New laws could restrict access or introduce KYC requirements.
Some governments may ban DeFi activities outright.
Always stay informed about the regulatory climate in your jurisdiction.
4. How to Navigate DeFi Safely
Start small: Never invest more than you can afford to lose.
Use hardware wallets: Protect your private keys with offline devices.
Stick to reputable projects: Choose established protocols like Aave, Compound, or Curve.
Diversify: Don’t put all your assets into one protocol or chain.
Stay informed: Follow DeFi news and development updates regularly.
5. Popular DeFi Use Cases Today
Decentralized Exchanges (DEXs): Trade tokens without intermediaries (e.g., Uniswap, SushiSwap).
Lending/Borrowing Platforms: Earn or pay interest without banks (e.g., Aave, Compound).
Stablecoins and Saving Products: Store value with low volatility (e.g., DAI savings vaults).
Yield Aggregators: Maximize yields automatically (e.g., Yearn Finance).
Decentralized Insurance: Protect against hacks and failures (e.g., Nexus Mutual).
6. DeFi's Future: Where Are We Headed?
DeFi is still in its early stages but evolving rapidly. Future trends may include:
Layer 2 scaling: Faster and cheaper transactions (e.g., Optimism, Arbitrum).

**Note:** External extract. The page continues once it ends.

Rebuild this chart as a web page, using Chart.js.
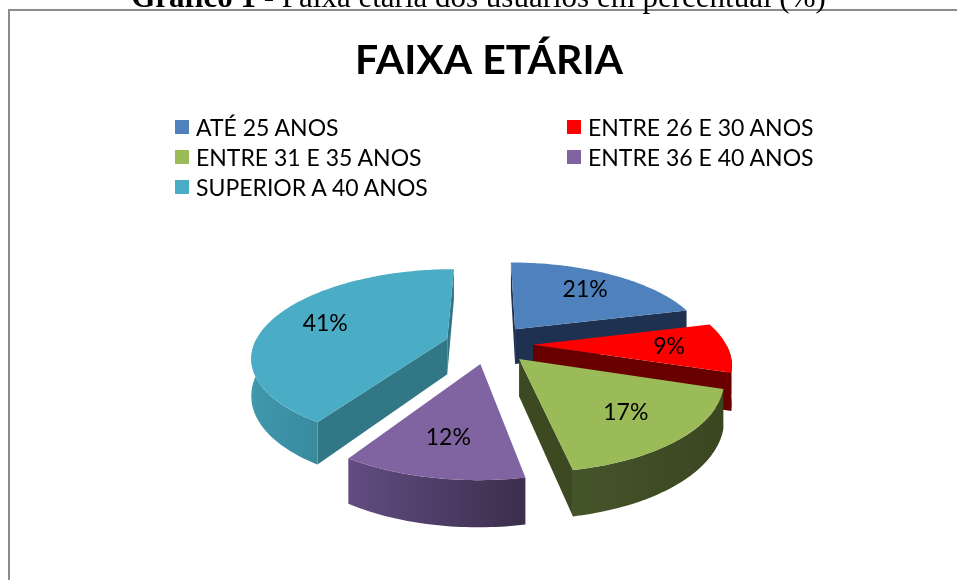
<!DOCTYPE html>
<html>
<head>
<meta charset="utf-8">
<script src="https://cdn.jsdelivr.net/npm/chart.js@4.4.1/dist/chart.umd.min.js"></script>
<style>
  html, body { margin: 0; padding: 0; background: #fff; overflow: hidden; }
  body { width: 957px; height: 580px; position: relative; }
  #caption { position: absolute; left: 0; top: -19px; width: 957px; text-align: center; white-space: nowrap;
    font-family: "Liberation Serif", "Times New Roman", serif; font-size: 31px; line-height: 31px; color: #000; z-index: 3; }
  #frame { position: absolute; left: 8px; top: 9px; width: 990px; height: 620px; border: 2px solid #8c8c8c; box-sizing: border-box; }
  #chart-canvas { position: absolute; left: 0; top: 0; z-index: 1; }
  #legend { position: absolute; left: 175px; top: 112px; z-index: 2; display: grid; grid-template-columns: 392px auto;
    font-family: Lato, "Open Sans", sans-serif; font-size: 23px; line-height: 30px; color: #000; }
  #legend .item { display: flex; align-items: center; white-space: nowrap; }
  #legend .box { width: 14px; height: 14px; margin-right: 7px; display: inline-block; }
</style>
</head>
<body>
<div id="caption"><b>Gráfico 1</b> - Faixa etária dos usuários em percentual (%)</div>
<div id="frame"></div>
<canvas id="chart-canvas" width="957" height="580"></canvas>
<div id="legend"></div>
<script>
const ageGroups = ['ATÉ 25 ANOS', 'ENTRE 26 E 30 ANOS', 'ENTRE 31 E 35 ANOS', 'ENTRE 36 E 40 ANOS', 'SUPERIOR A 40 ANOS'];
const percentages = [21, 9, 17, 12, 41];

const topColors = ['#4f81bd', '#ff0000', '#9bbb59', '#8064a2', '#4bacc6'];
const cutColors = ['#1f3150', '#680000', '#3d4a21', '#4d3b63', '#327786'];
const rimColors = [['#2f4d72', '#1f3150'], ['#7a0000', '#5c0000'], ['#45552a', '#3a4620'], ['#624c82', '#3c2e4c'], ['#3f98ad', '#3a8a9e']];

// fake 3D look
const TILT = 0.44, COSA = 0.9, DEPTH = 40, PERSP = 1000, EXPLODE = 44, LABEL_POS = 0.7;

const pie3d = {
  id: 'pie3d',
  beforeDatasetsDraw(chart) {
    const ctx = chart.ctx;
    const arcs = chart.getDatasetMeta(0).data;
    const cx = arcs[0].x, cy = arcs[0].y;
    const proj = (wx, wy, wz) => {
      const s = PERSP / (PERSP - wy);
      return [cx + wx * s, cy + (wy * TILT - wz * COSA) * s];
    };

    const slices = arcs.map((arc, i) => {
      const a0 = arc.startAngle, a1 = arc.endAngle, R = arc.outerRadius;
      const mid = (a0 + a1) / 2;
      const ox = Math.cos(mid) * EXPLODE, oy = Math.sin(mid) * EXPLODE;
      const rim = (a, z) => proj(ox + R * Math.cos(a), oy + R * Math.sin(a), z);
      const tip = z => proj(ox, oy, z);
      return { i, a0, a1, R, mid, ox, oy, rim, tip };
    });

    const arcPts = (sl, from, to, z) => {
      const n = Math.max(2, Math.ceil(Math.abs(to - from) / 0.02));
      const pts = [];
      for (let k = 0; k <= n; k++) pts.push(sl.rim(from + (to - from) * k / n, z));
      return pts;
    };
    const fillPoly = (pts, color) => {
      ctx.beginPath();
      ctx.moveTo(pts[0][0], pts[0][1]);
      for (let k = 1; k < pts.length; k++) ctx.lineTo(pts[k][0], pts[k][1]);
      ctx.closePath();
      ctx.fillStyle = color;
      ctx.fill();
    };
    const area = pts => {
      let s = 0;
      for (let k = 0; k < pts.length; k++) {
        const p = pts[k], q = pts[(k + 1) % pts.length];
        s += p[0] * q[1] - q[0] * p[1];
      }
      return s;
    };

    // sides, back to front
    [...slices].sort((a, b) => a.oy - b.oy).forEach(sl => {
      const f0 = [sl.tip(0), sl.rim(sl.a0, 0), sl.rim(sl.a0, -DEPTH), sl.tip(-DEPTH)];
      if (area(f0) < 0) fillPoly(f0, cutColors[sl.i]);
      const f1 = [sl.tip(0), sl.rim(sl.a1, 0), sl.rim(sl.a1, -DEPTH), sl.tip(-DEPTH)];
      if (area(f1) > 0) fillPoly(f1, cutColors[sl.i]);
      const s = Math.max(sl.a0, 0), e = Math.min(sl.a1, Math.PI);
      if (e > s) {
        const top = arcPts(sl, s, e, 0);
        const bot = arcPts(sl, e, s, -DEPTH);
        const xs = top.map(p => p[0]);
        const g = ctx.createLinearGradient(Math.min(...xs), 0, Math.max(...xs), 0);
        g.addColorStop(0, rimColors[sl.i][0]);
        g.addColorStop(1, rimColors[sl.i][1]);
        fillPoly(top.concat(bot), g);
      }
    });

    // top faces
    slices.forEach(sl => {
      fillPoly([sl.tip(0)].concat(arcPts(sl, sl.a0, sl.a1, 0)), topColors[sl.i]);
    });

    // value labels
    ctx.font = '23px Lato';
    ctx.fillStyle = '#000';
    ctx.textAlign = 'center';
    ctx.textBaseline = 'middle';
    slices.forEach(sl => {
      const d = sl.R * LABEL_POS;
      const p = proj(sl.ox + Math.cos(sl.mid) * d, sl.oy + Math.sin(sl.mid) * d, 0);
      ctx.fillText(percentages[sl.i] + '%', p[0], p[1]);
    });
    return false;
  }
};

const chartCtx = document.getElementById('chart-canvas');

const pieChart = new Chart(chartCtx, {
  type: 'pie',
  data: {
    labels: ageGroups,
    datasets: [{
      label: 'Faixa etária',
      data: percentages,
      backgroundColor: topColors,
      borderWidth: 0
    }]
  },
  options: {
    responsive: false,
    animation: false,
    radius: 193,
    layout: { padding: { left: 21, right: 0, top: 0, bottom: 0 } },
    plugins: {
      legend: { display: false },
      tooltip: { enabled: false },
      title: {
        display: true,
        text: 'FAIXA ETÁRIA',
        color: '#000',
        font: { family: 'Lato', size: 41, weight: 'bold' },
        padding: { top: 36, bottom: 23 }
      }
    }
  },
  plugins: [pie3d]
});

// legend in two columns, like the original
const legendEl = document.getElementById('legend');
ageGroups.forEach((name, i) => {
  const item = document.createElement('div');
  item.className = 'item';
  const box = document.createElement('span');
  box.className = 'box';
  box.style.background = topColors[i];
  item.appendChild(box);
  item.appendChild(document.createTextNode(name));
  legendEl.appendChild(item);
});
</script>
</body>
</html>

Institutional DeFi: Big money entering through regulated DeFi products.
Cross-chain interoperability: Easier asset transfer between blockchains.
Improved user experience: Simpler interfaces to onboard non-crypto natives.
Conclusion: DeFi Is a Double-Edged Sword
Decentralized finance offers groundbreaking opportunities — but also real risks.
Understanding both sides of DeFi is critical before you dive in.
If used wisely, DeFi can empower you to access global finance, earn yields higher than traditional banks, and participate in building the future of finance.
But caution, constant learning, and security practices are essential to avoid costly mistakes.
Always DYOR — Do Your Own Research — and never invest blindly.